Salle 13 – La Révolution russe
Répine vit difficilement les années de la Première Guerre mondiale. Avec la proclamation de son indépendance en décembre 1917, le grand-duché de Finlande, où se trouve la maison de l’artiste, cesse d’appartenir à l’Empire russe. Répine devient ainsi un exilé par le coup du sort. La station balnéaire de Kuokkala est désertée, les datchas sont laissées à l’abandon. La guerre civile finlandaise fait rage dans les villages voisins et les échos des combats parviennent jusqu’aux Pénates. De sombres nouvelles arrivent également de Pétrograd, le nouveau nom de Saint-Pétersbourg, où des proches sont installés. Pour autant, Répine continue à se sentir russe et concerné par les développements politiques du régime bolchevique. Il poursuit ainsi son travail inspiré par la révolution de 1917 et la guerre.
Salle 14 – Les dernières années
Les dernières années de la vie de Répine sont marquées par l’isolement, les deuils et les difficultés matérielles.

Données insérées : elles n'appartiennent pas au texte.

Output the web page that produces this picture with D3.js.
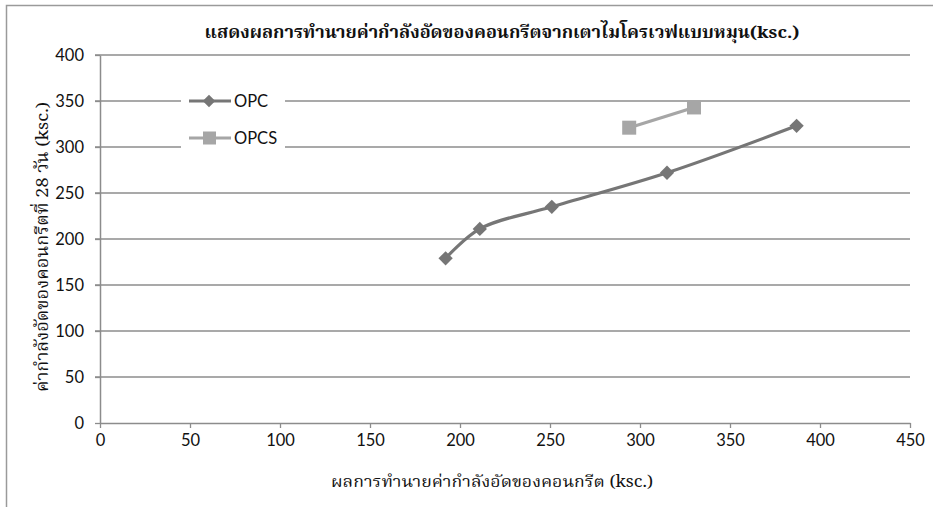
<!DOCTYPE html>
<html><head><meta charset="utf-8">
<script src="https://cdn.jsdelivr.net/npm/d3@7"></script>
<style>body{margin:0;background:#fff}svg{display:block}</style>
</head><body><svg id="c" width="933" height="507"></svg>
<script>
const title = "แสดงผลการทำนายค่ากำลังอัดของคอนกรีตจากเตาไมโครเวฟแบบหมุน(ksc.)";
const xTitle = "ผลการทำนายค่ากำลังอัดของคอนกรีต (ksc.)";
const yTitle = "ค่ากำลังอัดของคอนกรีตที่ 28 วัน (ksc.)";
const seriesNames = ["OPC", "OPCS"];
const opcX = [192, 211, 251, 315, 387];
const opcY = [179, 211, 235, 272, 323];
const opcsX = [294, 330];
const opcsY = [321, 343];
const xTicks = [0, 50, 100, 150, 200, 250, 300, 350, 400, 450];
const yTicks = [0, 50, 100, 150, 200, 250, 300, 350, 400];

const svg = d3.select("#c");
const thaiFont = "'Noto Serif Thai','Noto Sans Thai','Liberation Serif','DejaVu Serif',serif";
const tickFont = "Lato, 'Open Sans', sans-serif";
const x = d3.scaleLinear().domain([0, 450]).range([100, 910]);
const y = d3.scaleLinear().domain([0, 400]).range([423, 55]);

// frame
svg.append("path").attr("d", "M6.5,507 V5.5 H933").attr("fill", "none").attr("stroke", "#9a9a9a").attr("stroke-width", 1.5);

// gridlines
svg.append("g").selectAll("line").data(yTicks.filter(d => d > 0)).join("line")
  .attr("x1", 95).attr("x2", 910).attr("y1", d => y(d)).attr("y2", d => y(d))
  .attr("stroke", "#8c8c8c").attr("stroke-width", 1.3);

// axes
const xAxis = svg.append("g").attr("transform", "translate(0,423)")
  .call(d3.axisBottom(x).tickValues(xTicks).tickSize(5).tickPadding(6).tickSizeOuter(0));
const yAxis = svg.append("g").attr("transform", "translate(100,0)")
  .call(d3.axisLeft(y).tickValues(yTicks).tickSize(5).tickPadding(11).tickSizeOuter(0));
[xAxis, yAxis].forEach(a => {
  a.select(".domain").attr("stroke", "#8c8c8c").attr("stroke-width", 1.5);
  a.selectAll(".tick line").attr("stroke", "#8c8c8c").attr("stroke-width", 1.3);
  a.selectAll("text").attr("font-family", tickFont).attr("font-size", 16.5).attr("fill", "#111");
});

// data
const opc = opcX.map((v, i) => [v, opcY[i]]);
const opcs = opcsX.map((v, i) => [v, opcsY[i]]);
const line = d3.line().x(d => x(d[0])).y(d => y(d[1])).curve(d3.curveCatmullRom.alpha(0.5));
svg.append("path").attr("d", line(opc)).attr("fill", "none").attr("stroke", "#767676").attr("stroke-width", 3.2);
svg.append("path").attr("d", d3.line().x(d => x(d[0])).y(d => y(d[1]))(opcs)).attr("fill", "none").attr("stroke", "#a6a6a6").attr("stroke-width", 3.2);
const diamond = d3.symbol().type(d3.symbolDiamond2).size(130);
svg.append("g").selectAll("path").data(opc).join("path")
  .attr("d", diamond).attr("transform", d => `translate(${x(d[0])},${y(d[1])})`)
  .attr("fill", "#767676");
svg.append("g").selectAll("rect").data(opcs).join("rect")
  .attr("x", d => x(d[0]) - 7).attr("y", d => y(d[1]) - 7).attr("width", 14).attr("height", 14)
  .attr("fill", "#a6a6a6");

// legend
const lg = svg.append("g");
lg.append("rect").attr("x", 181).attr("y", 84).attr("width", 104).attr("height", 70).attr("fill", "#fff");
const ly = [101, 138];
const lcol = ["#767676", "#a6a6a6"];
seriesNames.forEach((n, i) => {
  lg.append("line").attr("x1", 189).attr("x2", 231).attr("y1", ly[i]).attr("y2", ly[i]).attr("stroke", lcol[i]).attr("stroke-width", 3.2);
  if (i === 0) lg.append("path").attr("d", d3.symbol().type(d3.symbolDiamond2).size(100)).attr("transform", `translate(209,${ly[i]})`).attr("fill", lcol[i]);
  else lg.append("rect").attr("x", 203).attr("y", ly[i] - 6.5).attr("width", 13).attr("height", 13).attr("fill", lcol[i]);
  lg.append("text").attr("x", 234).attr("y", ly[i] + 6).text(n).attr("font-family", tickFont).attr("font-size", 16.5).attr("fill", "#111");
});

// titles
svg.append("text").attr("x", 502).attr("y", 38).attr("text-anchor", "middle").attr("font-family", thaiFont)
  .attr("font-weight", "bold").attr("font-size", 17).attr("fill", "#111")
  .attr("textLength", 595).attr("lengthAdjust", "spacingAndGlyphs").text(title);
svg.append("text").attr("x", 492).attr("y", 487).attr("text-anchor", "middle").attr("font-family", thaiFont)
  .attr("font-size", 16).attr("fill", "#111")
  .attr("textLength", 322).attr("lengthAdjust", "spacingAndGlyphs").text(xTitle);
svg.append("text").attr("transform", "translate(48,247) rotate(-90)").attr("text-anchor", "middle").attr("font-family", thaiFont)
  .attr("font-size", 17).attr("fill", "#111")
  .attr("textLength", 290).attr("lengthAdjust", "spacingAndGlyphs").text(yTitle);
</script></body></html>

Son regard sur la révolution change. La Russie soviétique le surveille, ce qui le place dans une situation délicate mais ne l’empêche pas pour autant d’exposer partout dans le monde. Invité à se rendre à ses expositions personnelles qui se tiennent à Moscou en 1924, puis à Léningrad l’année suivante, il décline cependant la proposition. Paradoxalement, ces années difficiles sont pourtant riches de nouvelles expérimentations plastiques. Souffrant de douleurs articulaires, Répine peint désormais à coups de larges touches très colorées. Avec cette nouvelle manière, il n’hésite pas à reprendre certaines de ses anciennes compositions qu’il juge essentielles à la compréhension de son art. À l’écart de sa terre natale, il revient dans la dernière décennie de sa vie sur certains sujets religieux (Golgotha, 1922-1925), ou s’emploie à revivifier des thèmes russes traditionnels auxquels il donne un souffle et une expressivité aux limites de l’hallucination (Gopak, 1927-1929).
Répine meurt en Finlande en 1930, à l’âge de 86 ans. Il est enterré dans son domaine des Pénates, selon ses dernières volontés. En 1948, en hommage à Répine, la ville de Kuokkala, intégrée à l’Union soviétique depuis 1944, prend le nom de Répino.